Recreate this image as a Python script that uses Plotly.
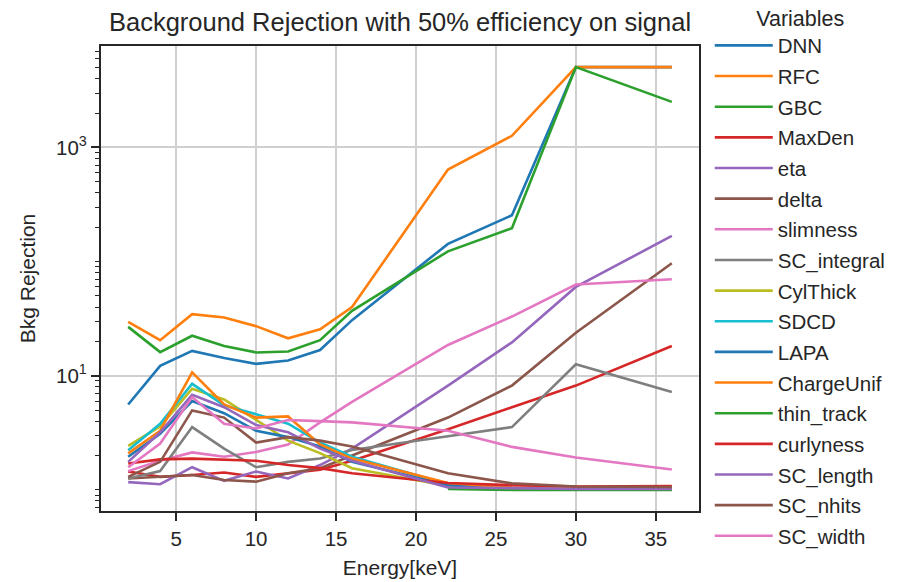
import plotly.graph_objects as go

energy = [2, 4, 6, 8, 10, 12, 14, 16, 22, 26, 30, 36]

DNN = [5.6, 12.2, 16.5, 14.3, 12.7, 13.6, 16.8, 30.7, 143, 255, 5060, 5060]
RFC = [29.7, 20.5, 34.6, 32.4, 27.2, 21.3, 25.5, 40, 640, 1265, 5060, 5060]
GBC = [26.8, 16.1, 22.4, 18.2, 16.0, 16.3, 20.5, 37, 123, 196, 5060, 2510]
MaxDen = [1.45, 1.3, 1.35, 1.42, 1.3, 1.4, 1.5, 1.8, 3.4, 5.3, 8.2, 18.2]
eta = [1.17, 1.12, 1.58, 1.2, 1.45, 1.26, 1.65, 2.3, 8.2, 19.6, 60, 168]
delta = [1.26, 1.3, 1.35, 1.22, 1.18, 1.4, 1.55, 2.0, 4.3, 8.2, 23.8, 96.6]
slimness = [1.46, 1.8, 2.13, 1.95, 2.15, 2.5, 3.9, 5.9, 18.6, 33, 63, 70]
SC_integral = [1.26, 1.46, 3.55, 2.3, 1.58, 1.76, 1.88, 2.24, 2.95, 3.55, 12.6, 7.2]
CylThick = [2.43, 3.6, 7.7, 6.2, 4.1, 2.7, 2.1, 1.55, 1.08, 1.03, 1.02, 1.02]
SDCD = [2.23, 3.8, 8.5, 5.5, 4.6, 3.8, 2.6, 1.95, 1.12, 1.04, 1.02, 1.02]
LAPA = [1.95, 3.1, 6.0, 4.7, 3.3, 2.9, 2.4, 1.76, 1.1, 1.04, 1.02, 1.02]
ChargeUnif = [2.09, 3.3, 10.7, 5.6, 4.3, 4.4, 2.5, 1.88, 1.15, 1.05, 1.03, 1.03]
thin_track = [None, None, None, None, None, None, None, None, 1.02, 1.0, 1.0, 1.0]
curlyness = [1.7, 1.85, 1.88, 1.85, 1.8, 1.65, 1.55, 1.4, 1.15, 1.1, 1.07, 1.08]
SC_length = [1.76, 3.2, 6.8, 5.3, 3.7, 3.2, 2.3, 1.8, 1.05, 1.03, 1.02, 1.02]
SC_nhits = [1.3, 1.76, 4.97, 4.3, 2.6, 2.9, 2.7, 2.4, 1.4, 1.14, 1.07, 1.06]
SC_width = [1.58, 2.55, 6.5, 3.8, 3.45, 4.1, 4.0, 3.9, 3.3, 2.38, 1.92, 1.51]

series_names = ["DNN", "RFC", "GBC", "MaxDen", "eta", "delta", "slimness",
                "SC_integral", "CylThick", "SDCD", "LAPA", "ChargeUnif",
                "thin_track", "curlyness", "SC_length", "SC_nhits", "SC_width"]
series_values = [DNN, RFC, GBC, MaxDen, eta, delta, slimness, SC_integral,
                 CylThick, SDCD, LAPA, ChargeUnif, thin_track, curlyness,
                 SC_length, SC_nhits, SC_width]

palette = ["#1f77b4", "#ff7f0e", "#2ca02c", "#d62728", "#9467bd",
           "#8c564b", "#e377c2", "#7f7f7f", "#bcbd22", "#17becf"]

x_ticks = [5, 10, 15, 20, 25, 30, 35]
y_ticks = [10, 1000]
y_ticktext = ["10<sup>1</sup>", "10<sup>3</sup>"]
y_minor = [m * 10 ** k for k in range(-1, 4) for m in range(1, 10)]
y_minor = [v for v in y_minor if 0.64 < v < 7800]

FONT = "Liberation Sans, Arial, sans-serif"
TXT = "#262626"

fig = go.Figure()
for i, (name, vals) in enumerate(zip(series_names, series_values)):
    fig.add_trace(go.Scatter(
        x=energy, y=vals, name=name, mode="lines", legendgroup=name,
        line=dict(color=palette[i % 10], width=2.6),
        connectgaps=False,
    ))

fig.update_layout(
    width=906, height=582,
    margin=dict(l=101, r=207, t=46, b=71, autoexpand=False),
    paper_bgcolor="white", plot_bgcolor="white",
    font=dict(family=FONT, size=21, color=TXT),
    title=dict(text="Background Rejection with 50% efficiency on signal",
               x=(101 + 699) / 2 / 906, xanchor="center", y=0.962, yanchor="middle",
               font=dict(size=25.5, color=TXT)),
    legend=dict(
        title=dict(text="Variables", side="top center", font=dict(size=21.5, color=TXT)),
        x=1.018, xanchor="left", y=1.104, yanchor="top",
        font=dict(size=20.5, color=TXT), bgcolor="rgba(0,0,0,0)",
        itemwidth=58, tracegroupgap=1, maxheight=600,
    ),
    showlegend=True,
)

fig.update_xaxes(
    range=[0.3, 37.7], tickvals=x_ticks, ticks="outside", ticklen=8, tickwidth=1.8,
    tickcolor="#262626", showline=True, linecolor="#262626", linewidth=2.2, mirror=True,
    showgrid=True, gridcolor="#cfcfcf", gridwidth=1.6, zeroline=False,
    title=dict(text="Energy[keV]", font=dict(size=21, color=TXT), standoff=12),
    tickfont=dict(size=20.5, color=TXT),
)
fig.update_yaxes(
    type="log", range=[-0.185, 3.889], tickmode="array", tickvals=y_ticks,
    ticktext=y_ticktext, ticks="outside", ticklen=8, tickwidth=1.8, tickcolor="#262626",
    showline=True, linecolor="#262626", linewidth=2.2, mirror=True,
    showgrid=True, gridcolor="#cfcfcf", gridwidth=1.6, zeroline=False,
    minor=dict(tickmode="array", tickvals=y_minor, ticks="outside", ticklen=4,
               tickwidth=1.2, tickcolor="#262626", showgrid=False),
    title=dict(text="Bkg Rejection", font=dict(size=21, color=TXT), standoff=15),
    tickfont=dict(size=20.5, color=TXT),
)

fig.write_html("out.html")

→ REQUIREMENT
Your task is to return the lines above, from the first one up to and including the line containing "26, 30, 36]", minus any pictures.

→ RESPONSE TO THIS EXERCISE
Recreate this image as a Python script that uses Plotly.
import plotly.graph_objects as go

energy = [2, 4, 6, 8, 10, 12, 14, 16, 22, 26, 30, 36]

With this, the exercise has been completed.